Special rice initiative
In recent years, the Government has made conscious effort to transform the entire agricultural
sector into a vibrant and high yielding sector. Recent policy interventions have focused on the
Special Rice Initiative to bring improved rice seeds to farmers across the country, as a first step
to reverse Ghana’s huge rice imports. The rice sector has become a priority due to its impact on
Ghana’s import bill. In response, the Ministry of Food and Agriculture has facilitated the
revision of the National Rice Development Strategy (NRDS) to achieve self-sufficiency by 2024.
Besides, the Ministry of Food and Agriculture and the United Nations Industrial Development
Organization (UNIDO) have launched the “Improving the Technology and Quality Control
System for Higher Addition in Post-Harvest Processes of Rice Value Chain.” The project is
expected to upgrade the quality assurance systems along the rice value chain, focusing on the
post- harvest processes and crop management. With private sector players like Jospong Group of
Companies embracing the initiative these interventions will no doubt contribute to meeting rice self-sufficiency in Ghana in 2024.
Planting for food and jobs
Furthermore, the Government should not take its eyes off the “Planting for Food and Jobs” (PFJ)
Campaign. PFJ draws its roots from “Investing for Food and Jobs”, which has rice as one of the
focus crops. The overall objective of the “Planting for Food and Jobs” Campaign is to stimulate
interest in agriculture as a viable and job creation activity for the youth. The Campaign is
anchored on five pillars:
- the provision of subsidized improved seeds to farmers,
- supply of subsidized fertilizers to farmers,
- provision of dedicated extension services,
- improved marketing strategies to mop up produce
- an electronic platform to harness all activities in food and agriculture.
Taking a cue from Nigeria
Ghana needs to draw some lessons from Nigeria, by way of boosting local production and weaning herself from foreign rice imports over a three-year span as recently announced. In 2015, the Nigerian Government implemented a policy decision to ban rice importation, despite rising local consumption. Import of rice in 2012 to 2013 were estimated to reach about three million tons in Nigeria, but this did not deter the Nigeria Government taking the local initiative.
In Nigeria, as in Ghana, rice remains an important inevitable diet for the local population.
Against this backdrop the Nigerian Government based its policy on rice production on the
Firstly, on food security, it was recognized that if the country produced significantly to cater for
its domestic consumption and perhaps even exports, the food crisis bedeviling Nigerian would be solved.

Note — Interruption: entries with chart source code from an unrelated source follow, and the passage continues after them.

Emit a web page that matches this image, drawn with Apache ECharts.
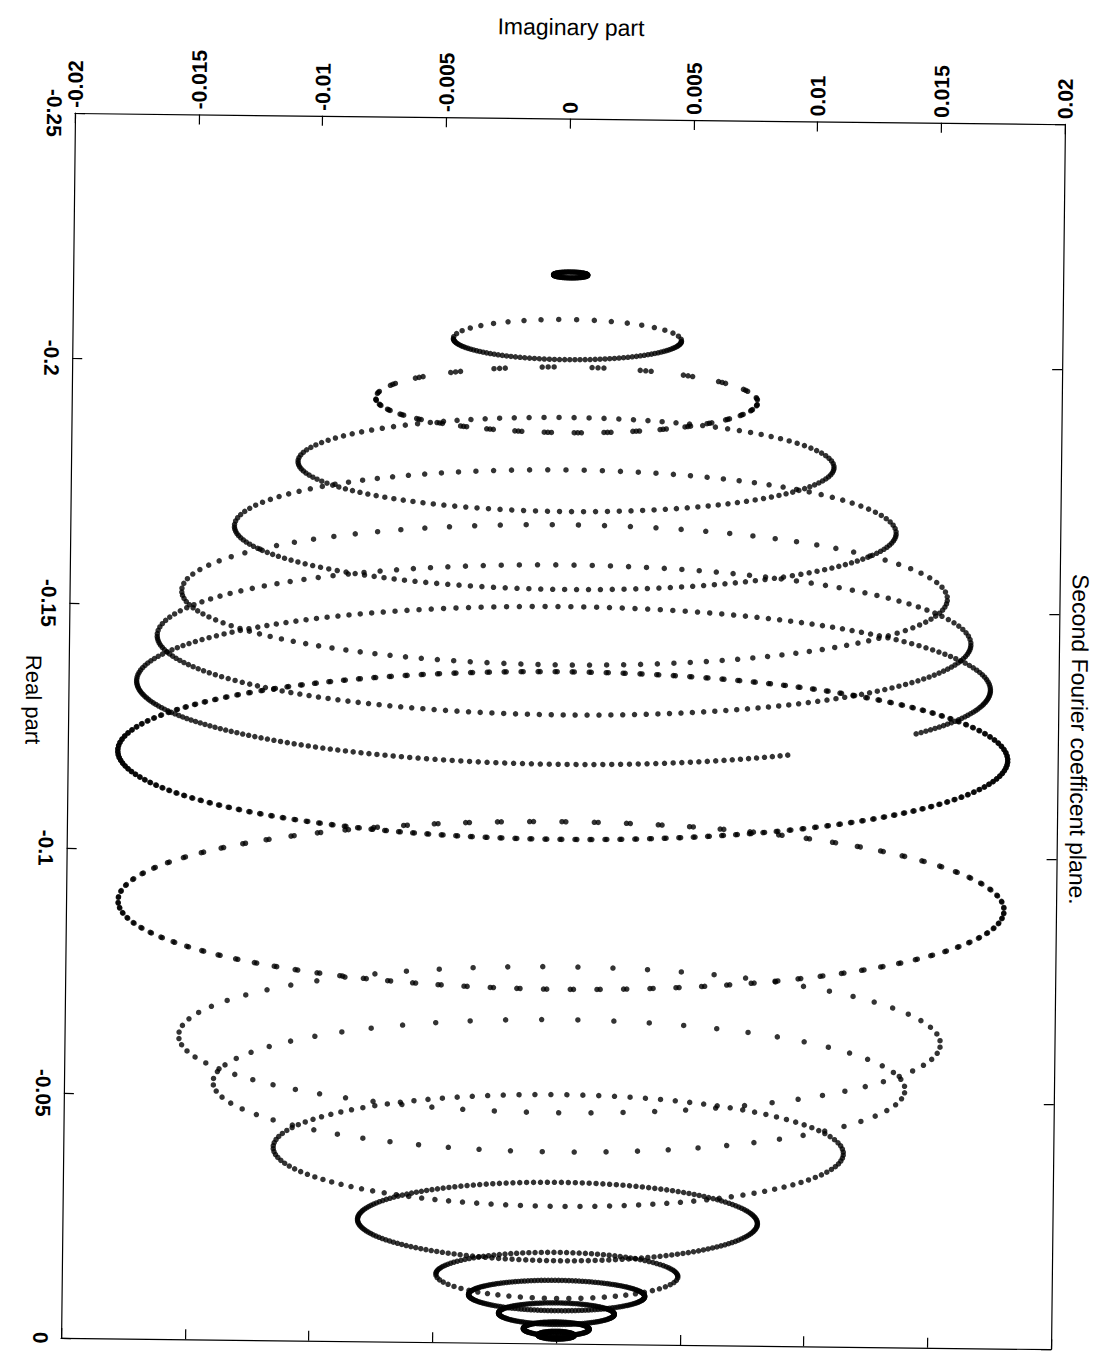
<!DOCTYPE html>
<html>
<head>
<meta charset="utf-8">
<script src="https://cdn.jsdelivr.net/npm/echarts@6/dist/echarts.min.js"></script>
<style>
  html, body { margin: 0; padding: 0; background: #fff; overflow: hidden; }
  #chart { width: 1105px; height: 1355px; transform: rotate(0.65deg); transform-origin: 75px 113px; }
</style>
</head>
<body>
<div id="chart"></div>
<script>
// Axis ticks and their printed labels
const imagTicks = [-0.02, -0.015, -0.01, -0.005, 0, 0.005, 0.01, 0.015, 0.02];
const imagTickLabels = ['-0.02', '-0.015', '-0.01', '-0.005', '0', '0.005', '0.01', '0.015', '0.02'];
const realTicks = [-0.25, -0.2, -0.15, -0.1, -0.05, 0];
const realTickLabels = ['-0.25', '-0.2', '-0.15', '-0.1', '-0.05', '0'];

// Orbit loops of the second Fourier coefficient, one entry per loop (top to bottom)
// centre of each loop
const loopReal = [-0.2181, -0.2049, -0.1926, -0.1794, -0.1661, -0.1528, -0.1436, -0.1343, -0.1200, -0.0894,
                  -0.0620, -0.0526, -0.0394, -0.0249, -0.0139, -0.0098, -0.0061, -0.0030, -0.0017];
const loopImag = [0.0001, 0, 0, 0, 0, 0, 0, 0, 0, 0, 0, 0, 0, 0, 0, 0, 0, 0, 0];
// half extent of each loop along the real and imaginary directions
const loopHalfReal = [0.0006, 0.0041, 0.0067, 0.0096, 0.0122, 0.0143, 0.0153, 0.0161, 0.0171, 0.0171,
                      0.0149, 0.0135, 0.0114, 0.0080, 0.0047, 0.0031, 0.0022, 0.0014, 0.0008];
const loopHalfImag = [0.00069, 0.00461, 0.00772, 0.01083, 0.01337, 0.01547, 0.01644, 0.01725, 0.01798, 0.0179,
                      0.01539, 0.01398, 0.01152, 0.00808, 0.00489, 0.00356, 0.00234, 0.00133, 0.00073];
// number of samples on the more negative (upper) and less negative (lower) half of each loop
const upperSamples = [40, 20, 12, 56, 57, 46, 70, 104, 82, 43, 34, 30, 56, 90, 60, 80, 70, 60, 40];
const lowerSamples = [40, 70, 20, 70, 87, 70, 107, 150, 93, 52, 37, 34, 60, 90, 31, 80, 70, 60, 40];
// samples taken in quick succession at each step
const burstSamples = [1, 1, 3, 1, 1, 1, 1, 1, 2, 2, 1, 1, 1, 1, 1, 1, 1, 1, 1];
// phase interval (radians) with no samples on a loop
const gapFrom = [0, 0, 0, 0, 0, 0, 0, 0.60, 0, 0, 0, 0, 0, 0, 0, 0, 0, 0, 0];
const gapTo   = [0, 0, 0, 0, 0, 0, 0, 1.01, 0, 0, 0, 0, 0, 0, 0, 0, 0, 0, 0];

function loopSamples(i) {
  const pts = [];
  const half = (start, n) => {
    const step = Math.PI / n;
    for (let k = 0; k < n; k++) {
      for (let j = 0; j < burstSamples[i]; j++) {
        const t = start + (k + 0.5) * step + j * 0.12 * step;
        if (t > gapFrom[i] && t < gapTo[i]) continue;
        pts.push([loopImag[i] + loopHalfImag[i] * Math.cos(t),
                  loopReal[i] + loopHalfReal[i] * Math.sin(t)]);
      }
    }
  };
  half(0, lowerSamples[i]);
  half(Math.PI, upperSamples[i]);
  return pts;
}

const samples = [];
for (let i = 0; i < loopReal.length; i++) samples.push(...loopSamples(i));

const FONT = '"Liberation Sans", Arial, Helvetica, sans-serif';
const labelOf = (ticks, labels) => v => {
  let best = 0;
  ticks.forEach((t, i) => { if (Math.abs(t - v) < Math.abs(ticks[best] - v)) best = i; });
  return labels[best];
};

const frameAxis = {
  axisLine: { show: true, onZero: false, lineStyle: { color: '#000', width: 1.2 } },
  axisTick: { show: true, inside: true, length: 10, lineStyle: { color: '#000', width: 1.2 } },
  splitLine: { show: false }
};

const chart = echarts.init(document.getElementById('chart'), null, { renderer: 'svg' });
chart.setOption({
  backgroundColor: '#fff',
  animation: false,
  grid: { left: 75, right: 40, top: 113, bottom: 17, containLabel: false },
  xAxis: [
    Object.assign({
      type: 'value', position: 'top',
      min: imagTicks[0], max: imagTicks[imagTicks.length - 1], interval: 0.005,
      name: 'Imaginary part', nameLocation: 'middle', nameGap: 80,
      nameTextStyle: { fontFamily: FONT, fontSize: 23, color: '#000' },
      axisLabel: { show: true, rotate: -90, margin: 5, fontFamily: FONT, fontSize: 21, fontWeight: 'bold', color: '#000',
                   showMinLabel: true, showMaxLabel: true, formatter: labelOf(imagTicks, imagTickLabels) }
    }, frameAxis),
    Object.assign({
      type: 'value', position: 'bottom',
      min: imagTicks[0], max: imagTicks[imagTicks.length - 1], interval: 0.005,
      axisLabel: { show: false }
    }, frameAxis)
  ],
  yAxis: [
    Object.assign({
      type: 'value', position: 'left', inverse: true,
      min: realTicks[0], max: realTicks[realTicks.length - 1], interval: 0.05,
      axisLabel: { show: true, rotate: -90, margin: 10, fontFamily: FONT, fontSize: 21, fontWeight: 'bold', color: '#000',
                   showMinLabel: true, showMaxLabel: true, formatter: labelOf(realTicks, realTickLabels) }
    }, frameAxis),
    Object.assign({
      type: 'value', position: 'right', inverse: true,
      min: realTicks[0], max: realTicks[realTicks.length - 1], interval: 0.05,
      axisLabel: { show: false }
    }, frameAxis)
  ],
  graphic: [{
    type: 'text', x: 40, y: 700, rotation: -Math.PI / 2,
    style: { text: 'Real part', fontFamily: FONT, fontSize: 22, fill: '#000',
             textAlign: 'center', textVerticalAlign: 'middle' }
  }, {
    type: 'text', x: 1086, y: 728, rotation: -Math.PI / 2,
    style: { text: 'Second Fourier coefficent plane.', fontFamily: FONT, fontSize: 23, fill: '#000',
             textAlign: 'center', textVerticalAlign: 'middle' }
  }],
  series: [{
    type: 'scatter', xAxisIndex: 0, yAxisIndex: 0,
    data: samples, symbol: 'circle', symbolSize: 5.5,
    itemStyle: { color: '#000' }, silent: true, large: false
  }]
});
</script>
</body>
</html>
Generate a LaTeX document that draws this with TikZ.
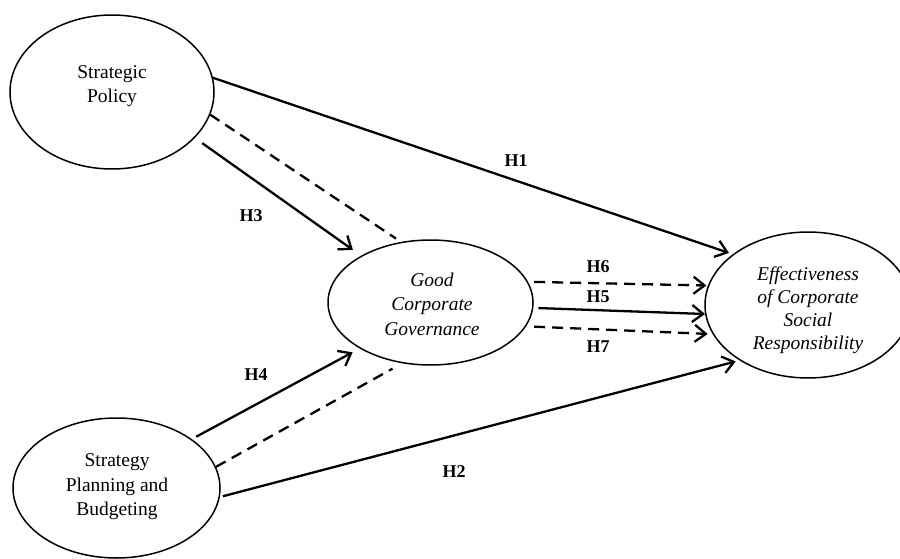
\documentclass[tikz,border=0pt]{standalone}
\usepackage{fontspec}
\setmainfont{Liberation Serif}
\usetikzlibrary{shapes.geometric,arrows.meta}
\begin{document}
\begin{tikzpicture}[x=1pt,y=-1pt,
  latent/.style={draw, ellipse, line width=1.5pt, inner sep=0pt},
  ltext/.style={align=center, font=\fontsize{19.5}{24.5}\selectfont, inner sep=0pt},
  itext/.style={align=center, font=\fontsize{19.5}{24.5}\selectfont\itshape, inner sep=0pt},
  hlabel/.style={font=\fontsize{18}{20}\selectfont\bfseries, inner sep=0pt},
  link/.style={line width=2.3pt},
  arrowlink/.style={link, -{Straight Barb[length=11pt,width=17pt]}},
  dlink/.style={link, dash pattern=on 11pt off 7pt},
]
\clip (0,0) rectangle (900,559);
% latent constructs
\node[latent, minimum width=204pt, minimum height=154pt] (sp) at (112,92) {};
\node[latent, minimum width=207pt, minimum height=140pt] (spb) at (116.5,488) {};
\node[latent, minimum width=205pt, minimum height=125pt] (gcg) at (430.5,302.5) {};
\node[latent, minimum width=206pt, minimum height=146pt] (ec) at (808,305) {};
% texts
\node[ltext] (sptext) at (112,86) {Strategic\\Policy};
\node[ltext] (spbtext) at (117,487) {Strategy\\Planning and\\Budgeting};
\node[itext] (gcgtext) at (432,304) {Good\\Corporate\\Governance};
\node[itext, font=\fontsize{19.5}{23}\selectfont\itshape] (ectext) at (808,310) {Effectiveness\\of Corporate\\Social\\Responsibility};
% connectors
\draw[arrowlink, shorten >=4pt] (sp.8) -- (ec.146);
\draw[dlink, shorten >=6pt] (sp.-13) -- (gcg.116);
\draw[arrowlink, shorten <=9pt, shorten >=10pt] (sp.-29) -- (gcg.146);
\draw[arrowlink, shorten <=5pt, shorten >=8pt] (spb.33) -- (gcg.213);
\draw[dlink, shorten >=11pt] (spb.12) -- (gcg.245);
\draw[arrowlink, shorten <=3pt, shorten >=4pt] (spb.-5) -- (ec.219);
\draw[arrowlink, dlink, shorten <=6pt, shorten >=1.5pt] (gcg.12) -- (ec.169);
\draw[arrowlink, shorten <=5pt] (gcg.-3) -- (ec.185);
\draw[arrowlink, dlink, shorten <=8pt, shorten >=5pt] (gcg.-14) -- (ec.197);
% hypothesis labels
\node[hlabel] (h1) at (516,161) {H1};
\node[hlabel] (h2) at (454,472) {H2};
\node[hlabel] (h3) at (251,216) {H3};
\node[hlabel] (h4) at (256,375) {H4};
\node[hlabel] (h5) at (598,297) {H5};
\node[hlabel] (h6) at (598,267) {H6};
\node[hlabel] (h7) at (598,347) {H7};
\end{tikzpicture}
\end{document}
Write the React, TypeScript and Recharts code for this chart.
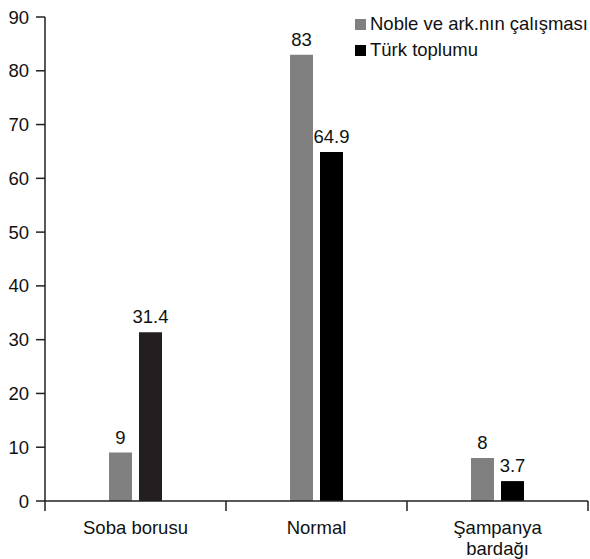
import { BarChart, Bar, XAxis, YAxis, Legend, LabelList, Cell } from "recharts";

const categories = ["Soba borusu", "Normal", "Şampanya bardağı"];
const tickLines = [["Soba borusu"], ["Normal"], ["Şampanya", "bardağı"]];
const noble = [9, 83, 8];
const turk = [31.4, 64.9, 3.7];
const yTicks = [0, 10, 20, 30, 40, 50, 60, 70, 80, 90];

const data = categories.map((name, i) => ({ name, noble: noble[i], turk: turk[i] }));

const FONT = "'Liberation Sans', Arial, Helvetica, sans-serif";
const FS = 18.5;
const AXIS = "#231f20";
const turkFills = ["#231f20", "#000000", "#000000"];

function CategoryTick(props: any) {
  const { x, y, payload, index, visibleTicksCount } = props;
  const half = payload?.offset ?? 90.5;
  const lines = tickLines[index] ?? [String(payload.value)];
  const isLast = index === (visibleTicksCount ?? categories.length) - 1;
  return (
    <g>
      <line x1={x - half} x2={x - half} y1={y} y2={y + 10} stroke={AXIS} strokeWidth={1.5} />
      {isLast && <line x1={x + half} x2={x + half} y1={y} y2={y + 10} stroke={AXIS} strokeWidth={1.5} />}
      <text x={x} y={y + 33} textAnchor="middle" fontSize={FS} fill="#111" fontFamily={FONT}>
        {lines.map((l: string, k: number) => (
          <tspan key={k} x={x} dy={k === 0 ? 0 : 21}>
            {l}
          </tspan>
        ))}
      </text>
    </g>
  );
}

function LegendBox({ payload }: any) {
  return (
    <div style={{ fontFamily: FONT, fontSize: FS, color: "#111" }}>
      {(payload || []).map((p: any) => (
        <div key={p.value} style={{ display: "flex", alignItems: "center", height: 26 }}>
          <span style={{ display: "inline-block", width: 11, height: 11, background: p.color, marginRight: 4 }} />
          <span style={{ whiteSpace: "nowrap" }}>{p.value}</span>
        </div>
      ))}
    </div>
  );
}

export default function App() {
  return (
    <div style={{ position: "absolute", left: 0, top: 0, width: 590, height: 559, background: "#fff" }}>
      <BarChart
        width={590}
        height={559}
        data={data}
        margin={{ top: 17, right: 2, bottom: 0, left: 0 }}
        barSize={23}
        barGap={7}
        style={{ fontFamily: FONT }}
      >
        <YAxis
          domain={[0, 90]}
          ticks={yTicks}
          width={45}
          tickSize={9}
          tickMargin={7}
          interval={0}
          axisLine={{ stroke: AXIS, strokeWidth: 1.5 }}
          tickLine={{ stroke: AXIS, strokeWidth: 1.5 }}
          tick={{ fontSize: FS, fill: "#111", fontFamily: FONT }}
        />
        <XAxis
          dataKey="name"
          height={58}
          tickSize={0}
          tickMargin={0}
          interval={0}
          axisLine={{ stroke: AXIS, strokeWidth: 1.5 }}
          tickLine={false}
          tick={<CategoryTick />}
        />
        <Legend
          layout="vertical"
          align="center"
          verticalAlign="middle"
          content={<LegendBox />}
          wrapperStyle={{ top: 11, left: 355, width: 235, height: 54 }}
        />
        <Bar dataKey="noble" name="Noble ve ark.nın çalışması" fill="#808080" isAnimationActive={false}>
          <LabelList dataKey="noble" position="top" offset={9} fontSize={FS} fill="#111" fontFamily={FONT} />
        </Bar>
        <Bar dataKey="turk" name="Türk toplumu" fill="#000000" isAnimationActive={false}>
          {data.map((_, i) => (
            <Cell key={i} fill={turkFills[i]} />
          ))}
          <LabelList dataKey="turk" position="top" offset={9} fontSize={FS} fill="#111" fontFamily={FONT} />
        </Bar>
      </BarChart>
    </div>
  );
}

Secondly, on employment generation, it was recognized that not only would mass rice
production provide food security, but it would also trigger employment generation. The high
level of importation of milled rice products in Nigeria had the capacity to create jobs for more
farmers and decrease job creations in exporting countries like the USA, Thailand and India.
Thirdly, on foreign exchange earnings, it was envisaged that if Nigeria fully harnessed its
agricultural potentials and boosted rice production for domestic consumption and for exports, the
country would earn more foreign exchange and stabilize the Naira. This would also complement
other earnings accrued from the country’s petroleum products; that remained the major income earnings.
Generally, Nigeria recognized that mass rice production would not only improve food security, it
would also enhance employment creation and stimulate economic development. I believe that the
reasons Nigeria assigned for embarking on the major policy reforms in rice production apply to
Ghana, as both countries share social and economic characteristics. I just hope that the Government of Ghana will not crack under pressure from her western donors to disinvest in rice production for food security and employment creation. Local food self-sufficiency is the surest step out of the current economic hardships confronting Ghana.